(Extracted data entries)
"""

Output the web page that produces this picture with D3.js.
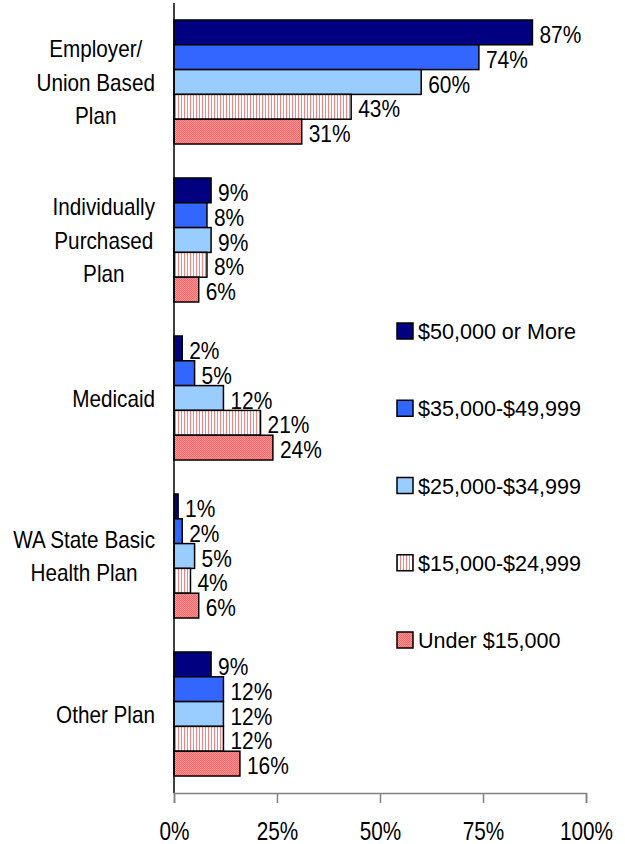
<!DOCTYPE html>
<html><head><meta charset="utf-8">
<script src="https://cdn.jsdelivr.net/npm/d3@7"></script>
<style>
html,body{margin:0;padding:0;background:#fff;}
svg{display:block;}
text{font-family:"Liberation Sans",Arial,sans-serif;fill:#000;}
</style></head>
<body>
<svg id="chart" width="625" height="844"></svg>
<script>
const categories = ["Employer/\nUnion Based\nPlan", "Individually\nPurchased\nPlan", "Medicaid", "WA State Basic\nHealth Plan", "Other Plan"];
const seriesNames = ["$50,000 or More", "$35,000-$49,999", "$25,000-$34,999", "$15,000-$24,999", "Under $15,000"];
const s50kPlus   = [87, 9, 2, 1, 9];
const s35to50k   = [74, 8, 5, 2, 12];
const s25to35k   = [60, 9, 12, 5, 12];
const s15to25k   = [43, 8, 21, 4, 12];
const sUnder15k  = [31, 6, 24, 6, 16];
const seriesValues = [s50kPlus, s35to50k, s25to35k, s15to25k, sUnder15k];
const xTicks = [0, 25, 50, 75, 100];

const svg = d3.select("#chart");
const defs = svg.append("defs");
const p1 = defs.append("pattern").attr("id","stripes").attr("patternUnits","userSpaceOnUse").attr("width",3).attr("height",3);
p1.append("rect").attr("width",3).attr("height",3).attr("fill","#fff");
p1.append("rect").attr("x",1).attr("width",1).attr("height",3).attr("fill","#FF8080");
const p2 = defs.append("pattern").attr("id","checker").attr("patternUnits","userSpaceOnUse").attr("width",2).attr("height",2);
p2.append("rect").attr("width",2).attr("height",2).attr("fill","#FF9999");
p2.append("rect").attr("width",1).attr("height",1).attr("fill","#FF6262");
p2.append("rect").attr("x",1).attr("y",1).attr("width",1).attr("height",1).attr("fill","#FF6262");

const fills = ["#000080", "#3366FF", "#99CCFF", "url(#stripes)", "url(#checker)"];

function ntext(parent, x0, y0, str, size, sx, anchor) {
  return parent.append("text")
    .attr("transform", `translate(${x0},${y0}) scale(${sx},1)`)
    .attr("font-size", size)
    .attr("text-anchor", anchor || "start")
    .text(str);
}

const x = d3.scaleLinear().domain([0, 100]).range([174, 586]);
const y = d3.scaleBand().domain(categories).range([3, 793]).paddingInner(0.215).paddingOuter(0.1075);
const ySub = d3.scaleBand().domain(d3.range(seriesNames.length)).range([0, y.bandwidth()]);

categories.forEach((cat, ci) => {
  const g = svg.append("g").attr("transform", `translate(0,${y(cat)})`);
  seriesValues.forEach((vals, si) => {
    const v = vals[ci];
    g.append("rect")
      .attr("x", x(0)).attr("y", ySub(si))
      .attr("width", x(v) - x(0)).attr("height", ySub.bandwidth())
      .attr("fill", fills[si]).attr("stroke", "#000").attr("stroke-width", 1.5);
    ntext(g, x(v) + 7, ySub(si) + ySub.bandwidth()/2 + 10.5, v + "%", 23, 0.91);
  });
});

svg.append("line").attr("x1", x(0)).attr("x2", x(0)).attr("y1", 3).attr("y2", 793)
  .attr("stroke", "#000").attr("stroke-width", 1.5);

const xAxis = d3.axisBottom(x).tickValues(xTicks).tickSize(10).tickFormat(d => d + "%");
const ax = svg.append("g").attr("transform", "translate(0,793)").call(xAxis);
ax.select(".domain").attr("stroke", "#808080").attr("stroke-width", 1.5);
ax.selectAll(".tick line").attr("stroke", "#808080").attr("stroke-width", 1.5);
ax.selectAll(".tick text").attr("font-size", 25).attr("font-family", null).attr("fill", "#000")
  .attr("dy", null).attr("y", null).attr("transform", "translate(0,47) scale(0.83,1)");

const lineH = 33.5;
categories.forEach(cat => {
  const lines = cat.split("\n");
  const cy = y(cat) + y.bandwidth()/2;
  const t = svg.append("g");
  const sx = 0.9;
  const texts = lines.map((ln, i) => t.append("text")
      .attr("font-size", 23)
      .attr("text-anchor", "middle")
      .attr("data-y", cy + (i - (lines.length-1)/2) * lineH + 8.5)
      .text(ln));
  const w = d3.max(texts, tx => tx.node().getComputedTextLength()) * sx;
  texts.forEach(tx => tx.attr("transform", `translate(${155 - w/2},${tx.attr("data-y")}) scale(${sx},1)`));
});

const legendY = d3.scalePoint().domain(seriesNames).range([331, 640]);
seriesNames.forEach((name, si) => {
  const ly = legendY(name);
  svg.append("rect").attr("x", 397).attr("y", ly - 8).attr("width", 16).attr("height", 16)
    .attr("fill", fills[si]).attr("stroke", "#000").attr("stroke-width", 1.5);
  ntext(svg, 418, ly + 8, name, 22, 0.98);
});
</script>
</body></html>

"""
"""

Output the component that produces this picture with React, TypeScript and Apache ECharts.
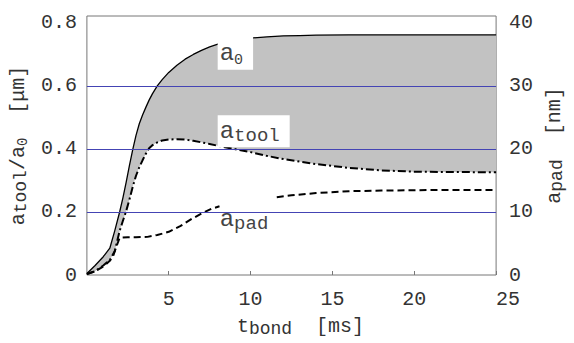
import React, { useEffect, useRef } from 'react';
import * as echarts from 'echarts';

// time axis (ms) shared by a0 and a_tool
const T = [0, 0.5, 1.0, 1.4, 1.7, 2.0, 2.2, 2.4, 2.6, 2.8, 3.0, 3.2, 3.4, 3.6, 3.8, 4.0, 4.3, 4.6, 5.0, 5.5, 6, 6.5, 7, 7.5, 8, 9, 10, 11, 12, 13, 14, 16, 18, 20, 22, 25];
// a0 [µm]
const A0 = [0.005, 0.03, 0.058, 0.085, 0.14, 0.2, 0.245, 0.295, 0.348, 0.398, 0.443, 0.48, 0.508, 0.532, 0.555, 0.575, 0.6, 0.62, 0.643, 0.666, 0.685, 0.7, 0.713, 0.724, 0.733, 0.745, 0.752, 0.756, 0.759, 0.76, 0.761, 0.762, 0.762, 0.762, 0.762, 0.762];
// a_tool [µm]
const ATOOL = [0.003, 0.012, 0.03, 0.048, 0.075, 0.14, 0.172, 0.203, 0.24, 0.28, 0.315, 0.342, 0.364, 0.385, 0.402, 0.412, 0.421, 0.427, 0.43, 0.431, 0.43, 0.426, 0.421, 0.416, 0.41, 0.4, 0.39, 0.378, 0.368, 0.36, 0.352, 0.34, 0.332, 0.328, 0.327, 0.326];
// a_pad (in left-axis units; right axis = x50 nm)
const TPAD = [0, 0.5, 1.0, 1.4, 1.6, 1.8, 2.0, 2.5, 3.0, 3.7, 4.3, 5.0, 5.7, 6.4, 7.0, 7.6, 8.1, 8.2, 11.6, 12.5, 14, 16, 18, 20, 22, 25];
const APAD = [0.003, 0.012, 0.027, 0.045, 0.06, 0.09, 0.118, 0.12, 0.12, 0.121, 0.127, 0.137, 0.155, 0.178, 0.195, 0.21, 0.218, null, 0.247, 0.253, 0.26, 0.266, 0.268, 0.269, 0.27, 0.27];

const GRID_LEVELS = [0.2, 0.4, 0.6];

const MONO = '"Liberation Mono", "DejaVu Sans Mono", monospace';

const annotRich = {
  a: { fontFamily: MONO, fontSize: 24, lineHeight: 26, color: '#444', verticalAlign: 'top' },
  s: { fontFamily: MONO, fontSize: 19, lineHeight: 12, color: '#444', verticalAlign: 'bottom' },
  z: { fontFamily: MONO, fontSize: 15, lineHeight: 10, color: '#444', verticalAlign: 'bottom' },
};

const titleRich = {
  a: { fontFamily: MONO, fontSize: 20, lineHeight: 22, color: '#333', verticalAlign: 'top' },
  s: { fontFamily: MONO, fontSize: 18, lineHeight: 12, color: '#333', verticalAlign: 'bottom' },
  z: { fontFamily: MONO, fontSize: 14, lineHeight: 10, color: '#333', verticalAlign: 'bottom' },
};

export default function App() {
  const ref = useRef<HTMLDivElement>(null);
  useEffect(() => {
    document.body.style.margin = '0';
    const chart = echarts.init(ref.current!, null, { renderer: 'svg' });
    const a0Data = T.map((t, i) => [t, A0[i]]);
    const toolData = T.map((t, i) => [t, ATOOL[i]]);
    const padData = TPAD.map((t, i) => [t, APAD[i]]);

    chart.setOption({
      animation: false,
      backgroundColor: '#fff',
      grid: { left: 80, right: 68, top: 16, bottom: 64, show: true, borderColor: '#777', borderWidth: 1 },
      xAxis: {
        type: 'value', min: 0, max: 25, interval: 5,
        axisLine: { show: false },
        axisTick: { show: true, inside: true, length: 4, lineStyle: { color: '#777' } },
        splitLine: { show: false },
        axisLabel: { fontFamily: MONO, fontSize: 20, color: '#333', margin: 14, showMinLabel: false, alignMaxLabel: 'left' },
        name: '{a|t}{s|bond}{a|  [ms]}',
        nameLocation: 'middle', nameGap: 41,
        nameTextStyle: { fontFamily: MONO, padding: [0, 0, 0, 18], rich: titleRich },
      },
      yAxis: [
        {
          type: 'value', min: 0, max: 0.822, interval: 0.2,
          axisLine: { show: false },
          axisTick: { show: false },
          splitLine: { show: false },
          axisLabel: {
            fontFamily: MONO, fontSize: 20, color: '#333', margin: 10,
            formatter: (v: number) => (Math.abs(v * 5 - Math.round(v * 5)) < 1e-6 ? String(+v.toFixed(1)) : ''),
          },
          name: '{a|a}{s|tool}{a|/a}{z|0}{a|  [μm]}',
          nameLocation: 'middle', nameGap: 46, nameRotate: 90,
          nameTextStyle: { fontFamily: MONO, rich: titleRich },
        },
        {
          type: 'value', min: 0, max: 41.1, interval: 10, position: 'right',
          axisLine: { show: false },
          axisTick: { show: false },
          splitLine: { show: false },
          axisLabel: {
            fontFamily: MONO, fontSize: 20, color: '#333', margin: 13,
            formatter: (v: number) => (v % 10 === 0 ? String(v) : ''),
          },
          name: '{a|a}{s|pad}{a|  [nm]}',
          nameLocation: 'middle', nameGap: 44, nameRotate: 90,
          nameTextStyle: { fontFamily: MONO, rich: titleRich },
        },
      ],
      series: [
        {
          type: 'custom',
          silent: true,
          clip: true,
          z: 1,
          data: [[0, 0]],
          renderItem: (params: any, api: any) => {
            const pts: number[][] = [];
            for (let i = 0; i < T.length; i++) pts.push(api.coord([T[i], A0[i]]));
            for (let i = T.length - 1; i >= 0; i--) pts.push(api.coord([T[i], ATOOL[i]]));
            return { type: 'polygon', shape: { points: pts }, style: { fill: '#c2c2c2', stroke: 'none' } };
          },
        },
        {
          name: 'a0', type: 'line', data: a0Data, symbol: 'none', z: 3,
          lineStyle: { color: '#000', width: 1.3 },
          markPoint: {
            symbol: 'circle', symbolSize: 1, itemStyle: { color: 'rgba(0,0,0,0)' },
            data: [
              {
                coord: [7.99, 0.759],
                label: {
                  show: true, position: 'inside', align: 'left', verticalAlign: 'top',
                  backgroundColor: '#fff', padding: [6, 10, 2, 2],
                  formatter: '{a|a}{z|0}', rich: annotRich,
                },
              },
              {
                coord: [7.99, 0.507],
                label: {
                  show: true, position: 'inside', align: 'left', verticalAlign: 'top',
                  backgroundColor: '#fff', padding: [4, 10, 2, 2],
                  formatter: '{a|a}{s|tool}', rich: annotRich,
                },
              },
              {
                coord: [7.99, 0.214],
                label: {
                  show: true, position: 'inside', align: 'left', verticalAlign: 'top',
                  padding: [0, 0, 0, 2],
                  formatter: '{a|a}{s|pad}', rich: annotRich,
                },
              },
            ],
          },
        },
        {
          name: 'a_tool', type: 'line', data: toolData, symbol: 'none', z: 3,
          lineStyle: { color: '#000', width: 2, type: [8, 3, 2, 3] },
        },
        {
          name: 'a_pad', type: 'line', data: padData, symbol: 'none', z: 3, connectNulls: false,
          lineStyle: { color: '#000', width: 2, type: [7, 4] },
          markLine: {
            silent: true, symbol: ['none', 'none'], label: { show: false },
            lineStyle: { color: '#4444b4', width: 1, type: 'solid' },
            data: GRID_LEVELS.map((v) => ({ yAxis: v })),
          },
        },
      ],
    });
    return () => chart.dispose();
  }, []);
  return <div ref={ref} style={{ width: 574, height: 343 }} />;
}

"""

> **Given instruction**
Look above for the line with "Output the component"; quote it and every line after it, stopping after the line with "import * as echarts from 'echarts';", exactly, with nothing added and without pictures.

> **Answer for this exercise**
Output the component that produces this picture with React, TypeScript and Apache ECharts.
import React, { useEffect, useRef } from 'react';
import * as echarts from 'echarts';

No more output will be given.